Наш мальчик раскованный и добрый. Говорят, с усыновленными детьми обычно немало проблем, но у нас этого нет. Андреа такой… очень удобный парень: и с одеждой, и в еде — все ему нравится.
— Мне тоже было просто с Марией и Франко. Казалось, я знал их всегда, — мечтательно рассуждает сын. — Словно я снова приехал к ним на каникулы, только каникулы растянулись навсегда.
— Сразу Андреа ничего не рассказывал ни о Беларуси, ни о родных. Мы не настаивали… — продолжает Мария. — Во вторую поездку мальчик стал потихоньку открываться. В такие моменты и тогда, и сейчас я бросаю все дела, сажусь рядом и слушаю.
Его папа умер. А мама… Когда мы с Андреа насовсем уезжали из Беларуси, она была жива. Сейчас не знаю.
— Единственный, о ком я скучаю, — это мой отец, — делится переживаниями сын. — Помню, он всегда забирал меня из детского сада, мы забегали домой, оставляли вещи и шли играть на баскетбольную площадку. Как-то папа купил мне велосипед. Мы выходили на улицу, он садился на скамейку, и я нарезал круги вокруг небольшого озера.

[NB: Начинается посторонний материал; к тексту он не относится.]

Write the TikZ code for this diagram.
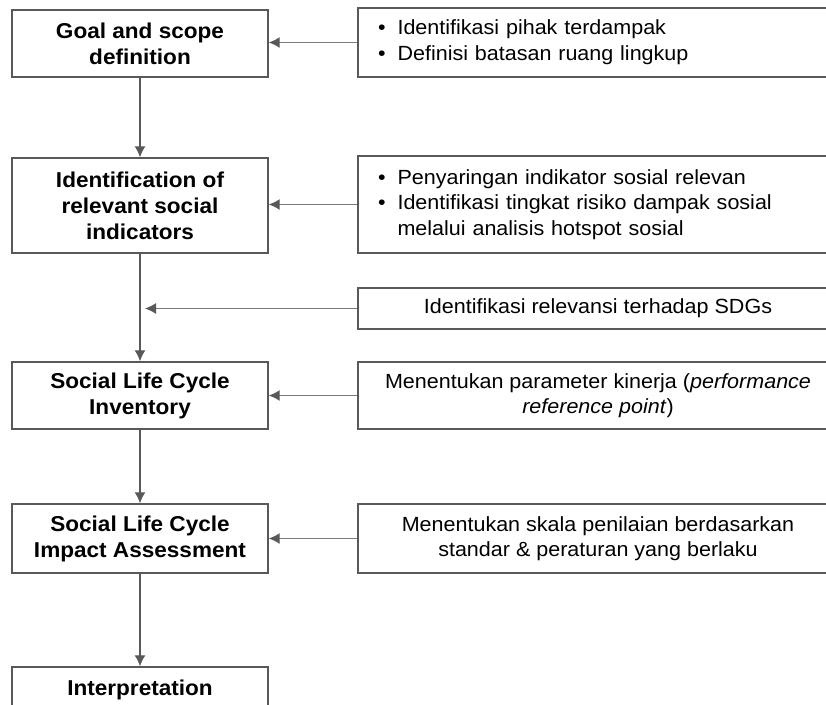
\documentclass[tikz,border=0pt]{standalone}
\usepackage{fontspec}
\setmainfont{Liberation Sans}[FakeStretch=1.05]
\usetikzlibrary{arrows.meta}
\definecolor{linegray}{HTML}{595959}
\definecolor{feedgray}{HTML}{7A7A7A}
\tikzset{
  stage/.style={draw=linegray, line width=1.4pt, minimum width=256pt, inner sep=0pt,
    align=center, font=\fontsize{21.5}{26}\selectfont\bfseries},
  note/.style={draw=linegray, line width=1.4pt, minimum width=480pt, inner sep=0pt,
    font=\fontsize{20.5}{25.5}\selectfont},
  bulletnote/.style={note, text width=480pt, align=left},
  flow/.style={draw=linegray, line width=1.3pt, -{Latex[length=11pt,width=11pt]}},
  feed/.style={flow, draw=feedgray, -{Latex[length=11pt,width=11pt,color=linegray]}},
}
\begin{document}
\begin{tikzpicture}[x=1pt,y=-1pt]
        \useasboundingbox (0,0) rectangle (826,704);
        % main stages
        \node[stage, minimum height=67pt] at (140,43.5)  (goal) {Goal and scope\\definition};
        \node[stage, minimum height=95pt] at (140,205.5) (indic) {Identification of\\relevant social\\indicators};
        \node[stage, minimum height=67pt] at (140,395.5) (inv) {Social Life Cycle\\Inventory};
        \node[stage, minimum height=69pt] at (140,538.5) (lcia) {Social Life Cycle\\Impact Assessment};
        \node[stage, minimum height=46pt] at (140,690)   (interp) {Interpretation};
        % notes on the right
        \node[bulletnote, minimum height=69pt] at (598,42.5) (n1)
          {\hspace*{20pt}\begin{tabular}{@{}l@{\hspace{12pt}}l@{}}
            \textbullet & Identifikasi pihak terdampak\\
            \textbullet & Definisi batasan ruang lingkup
          \end{tabular}};
        \node[bulletnote, minimum height=97pt] at (598,204.5) (n2)
          {\hspace*{20pt}\begin{tabular}{@{}l@{\hspace{12pt}}l@{}}
            \textbullet & Penyaringan indikator sosial relevan\\
            \textbullet & Identifikasi tingkat risiko dampak sosial\\
                        & melalui analisis hotspot sosial
          \end{tabular}};
        \node[note, minimum height=41pt] at (598,308.5) (n3) {Identifikasi relevansi terhadap SDGs};
        \node[note, minimum height=67pt, align=center] at (598,395.5) (n4)
          {Menentukan parameter kinerja (\textit{performance}\\\textit{reference point})};
        \node[note, minimum height=69pt, align=center] at (598,538.5) (n5)
          {Menentukan skala penilaian berdasarkan\\standar \& peraturan yang berlaku};
        \coordinate (sdg) at (145,310);
        % connectors
        \draw[flow] (goal) -- (indic);
        \draw[flow] (indic) -- (inv);
        \draw[flow] (inv) -- (lcia);
        \draw[flow] (lcia) -- (interp);
        \draw[feed] (n1.west) -- (n1.west -| goal.east);
        \draw[feed] (n2.west) -- (n2.west -| indic.east);
        \draw[feed] (n3.west) -- (n3.west -| sdg);
        \draw[feed] (n4.west) -- (n4.west -| inv.east);
        \draw[feed] (n5.west) -- (n5.west -| lcia.east);
      \end{tikzpicture}
\end{document}
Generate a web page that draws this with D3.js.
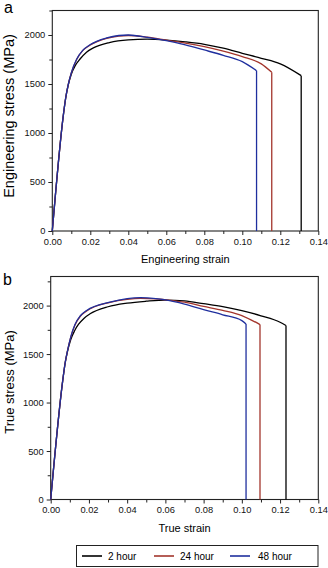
<!DOCTYPE html>
<html>
<head>
<meta charset="utf-8">
<script src="https://cdn.jsdelivr.net/npm/d3@7"></script>
<style>
  body { margin: 0; background: #fff; }
  svg { display: block; font-family: "Liberation Sans", Arial, sans-serif; }
  .axis text { font-size: 9.3px; fill: #111; }
  .axis line { stroke: #222; }
</style>
</head>
<body>
<div id="chart"></div>
<script>
// strain, stress (MPa)
const seriesNames = ["2 hour", "24 hour", "48 hour"]
const colors = ["#000000", "#a3352c", "#1f2f9e"]

const eng2h = [[0,0],[0.0058,1180],[0.0070,1350],[0.0084,1490],[0.0100,1600],[0.0120,1685],[0.0146,1755],[0.018,1825],[0.0216,1868],[0.03,1922],[0.04,1950],[0.05,1957],[0.06,1948],[0.07,1930],[0.08,1905],[0.09,1865],[0.10,1813],[0.11,1762],[0.12,1705],[0.131,1585]]
const eng24h = [[0,0],[0.0058,1180],[0.0070,1352],[0.0084,1495],[0.0100,1612],[0.0128,1750],[0.016,1840],[0.0198,1895],[0.0286,1966],[0.035,1990],[0.04,1995],[0.05,1978],[0.06,1948],[0.07,1918],[0.08,1881],[0.09,1835],[0.10,1779],[0.11,1705],[0.1155,1619]]
const eng48h = [[0,0],[0.0058,1180],[0.0070,1352],[0.0084,1495],[0.0100,1614],[0.0128,1752],[0.016,1843],[0.0198,1900],[0.0286,1970],[0.035,1995],[0.04,2000],[0.05,1976],[0.06,1942],[0.07,1900],[0.08,1847],[0.09,1792],[0.10,1728],[0.1075,1636]]

const true2h = [[0,0],[0.0063,1228],[0.0075,1400],[0.0087,1520],[0.0105,1650],[0.0125,1740],[0.0145,1805],[0.0175,1870],[0.0206,1915],[0.03,1988],[0.04,2025],[0.05,2045],[0.06,2057],[0.07,2048],[0.08,2020],[0.09,1990],[0.10,1949],[0.11,1895],[0.12,1828],[0.1231,1794]]
const true24h = [[0,0],[0.0063,1228],[0.0075,1402],[0.0087,1525],[0.0105,1675],[0.0127,1800],[0.0155,1890],[0.0188,1945],[0.031,2034],[0.04,2065],[0.047,2075],[0.055,2070],[0.06,2060],[0.07,2035],[0.08,1992],[0.09,1950],[0.10,1897],[0.1095,1804]]
const true48h = [[0,0],[0.0063,1228],[0.0075,1402],[0.0087,1525],[0.0105,1677],[0.0127,1805],[0.0155,1895],[0.0188,1950],[0.031,2036],[0.04,2072],[0.047,2082],[0.055,2072],[0.06,2058],[0.07,2015],[0.08,1958],[0.09,1905],[0.10,1845],[0.1022,1811]]

const xMajor = [0, 0.02, 0.04, 0.06, 0.08, 0.10, 0.12, 0.14]
const xMinor = [0.01, 0.03, 0.05, 0.07, 0.09, 0.11, 0.13]
const yMajor = [0, 500, 1000, 1500, 2000]
const yMinor = [250, 750, 1250, 1750, 2250]

const W = 328, H = 568
const svg = d3.select("#chart").append("svg")
    .attr("width", W)
    .attr("height", H)

function panel(opts) {
    const g = svg.append("g")
    const x = d3.scaleLinear().domain([0, 0.14]).range([opts.left, opts.right])
    const y = d3.scaleLinear().domain([0, opts.yMax]).range([opts.bottom, opts.top])

    // minor ticks
    g.append("g").attr("class", "axis")
        .attr("transform", `translate(0,${opts.bottom})`)
        .call(d3.axisBottom(x).tickValues(xMinor).tickSize(3).tickFormat(""))
        .call(a => a.select(".domain").remove())
    g.append("g").attr("class", "axis")
        .attr("transform", `translate(${opts.left},0)`)
        .call(d3.axisLeft(y).tickValues(yMinor).tickSize(3).tickFormat(""))
        .call(a => a.select(".domain").remove())

    g.append("g").attr("class", "axis")
        .attr("transform", `translate(0,${opts.bottom})`)
        .call(d3.axisBottom(x).tickValues(xMajor).tickSize(4).tickPadding(3).tickFormat(d3.format(".2f")))
        .call(a => a.select(".domain").remove())
    g.append("g").attr("class", "axis")
        .attr("transform", `translate(${opts.left},0)`)
        .call(d3.axisLeft(y).tickValues(yMajor).tickSize(4).tickPadding(3).tickFormat(d3.format("d")))
        .call(a => a.select(".domain").remove())

    // frame
    g.append("rect")
        .attr("x", opts.left)
        .attr("y", opts.top)
        .attr("width", opts.right - opts.left)
        .attr("height", opts.bottom - opts.top)
        .attr("fill", "none")
        .attr("stroke", "#222")
        .attr("stroke-width", 1.1)

    const line = d3.line()
        .x(d => x(d[0]))
        .y(d => y(d[1]))
        .curve(d3.curveMonotoneX)
    const drop = d3.line()
        .x(d => x(d[0]))
        .y(d => y(d[1]))

    // draw back to front so blue ends up on top
    opts.data.forEach((s, i) => {
        const last = s[s.length - 1]
        g.append("path")
            .attr("d", line(s))
            .attr("fill", "none")
            .attr("stroke", colors[i])
            .attr("stroke-width", 1.3)
        g.append("path")
            .attr("d", drop([last, [last[0], 0]]))
            .attr("fill", "none")
            .attr("stroke", colors[i])
            .attr("stroke-width", 1.3)
    })

    g.append("text")
        .attr("x", (opts.left + opts.right) / 2)
        .attr("y", opts.bottom + 32)
        .attr("text-anchor", "middle")
        .style("font-size", "11px")
        .text(opts.xLabel)

    g.append("text")
        .attr("transform", `translate(${opts.yLabelX},${opts.yLabelY}) rotate(-90)`)
        .attr("text-anchor", "middle")
        .attr("dominant-baseline", "central")
        .style("font-size", opts.yLabelSize)
        .text(opts.yLabel)

    g.append("text")
        .attr("x", opts.letterX)
        .attr("y", opts.letterY)
        .style("font-size", "16px")
        .text(opts.letter)
}

panel({
    left: 52.3, right: 318.3, top: 10.5, bottom: 231,
    yMax: 2250,
    data: [eng2h, eng24h, eng48h],
    xLabel: "Engineering strain",
    yLabel: "Engineering stress (MPa)",
    yLabelX: 9, yLabelY: 116, yLabelSize: "14.5px",
    letter: "a", letterX: 4, letterY: 13
})

panel({
    left: 50.7, right: 318.3, top: 276.5, bottom: 499.5,
    yMax: 2300,
    data: [true2h, true24h, true48h],
    xLabel: "True strain",
    yLabel: "True stress (MPa)",
    yLabelX: 9, yLabelY: 382, yLabelSize: "13px",
    letter: "b", letterX: 3, letterY: 285
})

// legend
const legend = svg.append("g")
legend.append("rect")
    .attr("x", 76.5).attr("y", 545.5)
    .attr("width", 241.5).attr("height", 21)
    .attr("fill", "none").attr("stroke", "#222").attr("stroke-width", 1)

const legendX = [82, 154, 230]
seriesNames.forEach((name, i) => {
    legend.append("line")
        .attr("x1", legendX[i]).attr("x2", legendX[i] + 20)
        .attr("y1", 556).attr("y2", 556)
        .attr("stroke", colors[i]).attr("stroke-width", 1.6)
    legend.append("text")
        .attr("x", legendX[i] + 26 + (i === 2 ? 2 : 0))
        .attr("y", 559.5)
        .style("font-size", "10px")
        .text(name)
})
</script>
</body>
</html>
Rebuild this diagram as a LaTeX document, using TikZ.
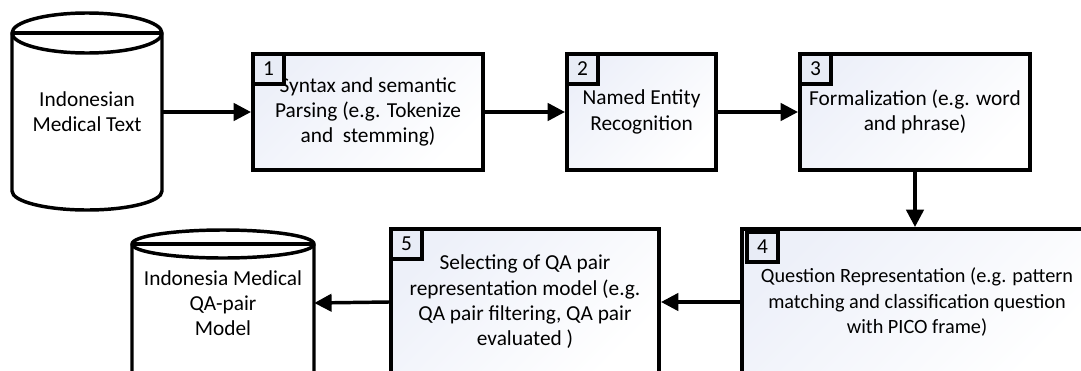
\documentclass[tikz,border=0pt]{standalone}
\usepackage{fontspec}
\setmainfont{Carlito}
\usetikzlibrary{arrows.meta,positioning}
\definecolor{shadeblue}{RGB}{237,240,249}
\definecolor{numfill}{RGB}{232,236,246}
\tikzset{
  lbl/.style={font=\fontsize{16pt}{19pt}\selectfont, align=center},
  procbox/.style={lbl, draw=black, line width=3pt, top color=shadeblue, bottom color=white, shading angle=45, inner sep=0pt, minimum height=87pt},
  numbox/.style={draw=black, line width=3pt, fill=numfill, inner sep=0pt, minimum width=23.25pt, minimum height=22.5pt, anchor=north west, font=\fontsize{16pt}{19pt}\selectfont},
  cylline/.style={draw=black, line width=2.6pt, fill=white},
  conn/.style={line width=2.6pt, -{Triangle[length=13pt,width=13pt]}},
  holder/.style={lbl, inner sep=0pt}
}
\begin{document}
\begin{tikzpicture}[x=0.75pt,y=-0.75pt]
\useasboundingbox (0,0) rectangle (1081,371);
\clip (0,0) rectangle (1081,371);
% cylinder 1
\path[cylline] (12,33) arc[start angle=180,end angle=0,x radius=56.25pt,y radius=15pt] -- (162,191) arc[start angle=0,end angle=-180,x radius=56.25pt,y radius=14.25pt] -- cycle;
\draw[line width=2.6pt] (12,33) arc[start angle=180,end angle=360,x radius=56.25pt,y radius=15pt];
\draw[line width=2.6pt] (12,33) -- (162,33);
\node[holder, minimum width=112.5pt, minimum height=30pt] (cyl1) at (87,112) {Indonesian\\Medical Text};
% cylinder 2
\path[cylline] (132,244) arc[start angle=180,end angle=0,x radius=68.25pt,y radius=10.5pt] -- (314,420) -- (132,420) -- cycle;
\draw[line width=2.6pt] (132,244) arc[start angle=180,end angle=360,x radius=68.25pt,y radius=10.5pt];
\draw[line width=2.6pt] (132,244) -- (314,244);
\node[holder, minimum width=136.5pt, minimum height=30pt] (cyl2) at (223,303) {Indonesia Medical\\QA-pair\\Model};
% process boxes
\node[procbox, minimum width=172.5pt] (box1) at (368,112) {Syntax and semantic\\Parsing (e.g. Tokenize\\and\ \ stemming)};
\node[procbox, minimum width=111.75pt] (box2) at (641.5,112) {Named Entity\\Recognition};
\node[procbox, minimum width=172.5pt] (box3) at (915,112) {Formalization (e.g. word\\and phrase)};
\node[procbox, minimum width=262.5pt, minimum height=109.5pt, font=\fontsize{15.2pt}{19pt}\selectfont] (box4) at (917,302) {Question Representation (e.g. pattern\\matching and classification question\\with PICO frame)};
\node[procbox, minimum width=201pt, minimum height=109.5pt] (box5) at (525,302) {Selecting of QA pair\\representation model (e.g.\\QA pair filtering, QA pair\\evaluated )};
% number boxes
\node[numbox] (n1) at (box1.north west) {1};
\node[numbox] (n2) at (box2.north west) {2};
\node[numbox] (n3) at (box3.north west) {3};
\node[numbox, xshift=3.75pt, yshift=-2.25pt] (n4) at (box4.north west) {4};
\node[numbox] (n5) at (box5.north west) {5};
% connectors
\draw[conn] (cyl1.east) -- (box1.west);
\draw[conn] (box1.east) -- (box2.west);
\draw[conn] (box2.east) -- (box3.west);
\draw[conn] (box3.south) -- (box3.south |- box4.north);
\draw[conn] (box4.west) -- (box5.east);
\draw[conn] (box5.west) -- (cyl2.east);
\end{tikzpicture}
\end{document}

— С Андреа мы больше никогда не были в Беларуси, — снова говорит мама. — Но, знаю, он рассказывал мужу, что хотел бы навестить могилу отца. И мы обещали, что Франко его туда отвезет.
— А вы?
— Нет, я не поеду. Тогда в Беларуси я очень волновалась за больного сына. В больнице я видела детей на грани выживания — всю их боль я переживала вместе с ними. За 15 дней в Беларуси я похудела на пять килограмм. И сейчас вернуться туда, это словно снова все пережить.
— Еще, когда Андреа приехал к нам в первый раз, мы съездили на кладбище, и я рассказала ему о Гае, — вспоминает те дни Мария. — Прошло несколько лет, и однажды учительница у меня спрашивает: «В Беларуси у Андреа осталась сестра? Он часто говорит о сестре». «Нет», — ответила я и только потом поняла, что он рассказывал о Гае. Это было очень приятно. Ведь с семи лет дочка все время просила братика. Помню я отвечала: «Только если мы его усыновим». А она не останавливалась: «Мама, даже усыновленный, он все равно будет моим братом».
«За последние 10 лет итальянцы стали мамами и папами для 633 наших детей»
— До 2004 года наших детей могли усыновлять в США, Германию, Израиль, Ирландию… — перечисляет Михаил Черепенников, директор Национального центра усыновления. — Сейчас в Беларуси международное усыновление разрешено лишь с теми странами, с которыми согласована процедура усыновления и есть гарантии на уровне правительства. У нас из таких только Италия.
За последние 10 лет итальянцы стали мамами и папами для 633 наших детей. Для сравнения, семьи, которые живут в Беларуси, за это время усыновили 5939 ребят. В основном, мальчики и девочки, которых усыновляют итальянские семьи, остаются там по итогам поездок по оздоровлению. Часто к моменту, когда родители начинают готовить документы, ребенок успевает слетать к ним 5−6 раз.
Среди основных отличий такого усыновления то, что родители-иностранцы могут взять к себе только детей из интернатов. Девяносто процентов детей, которых они забирают, — это ребята 10 лет и старше. Наши семьи выбирают подростков очень редко.
Процедура усыновления должна соответствовать законодательству обеих стран, поэтому она более длительная и сложная. В Италии, например, сначала нужно, чтобы суд по делам несовершеннолетних признал будущих родителей годными к усыновлению. В Беларуси после того, как семья усыновила ребенка, ее сопровождают три года, в Италии — пять лет. Все это время профильные ассоциации присылают в Национальный центр усыновления отчеты о жизни ребенка. К тому же, такие семьи выборочно посещают сотрудники нашего посольства, а также представители Центра, если бывают в Италии.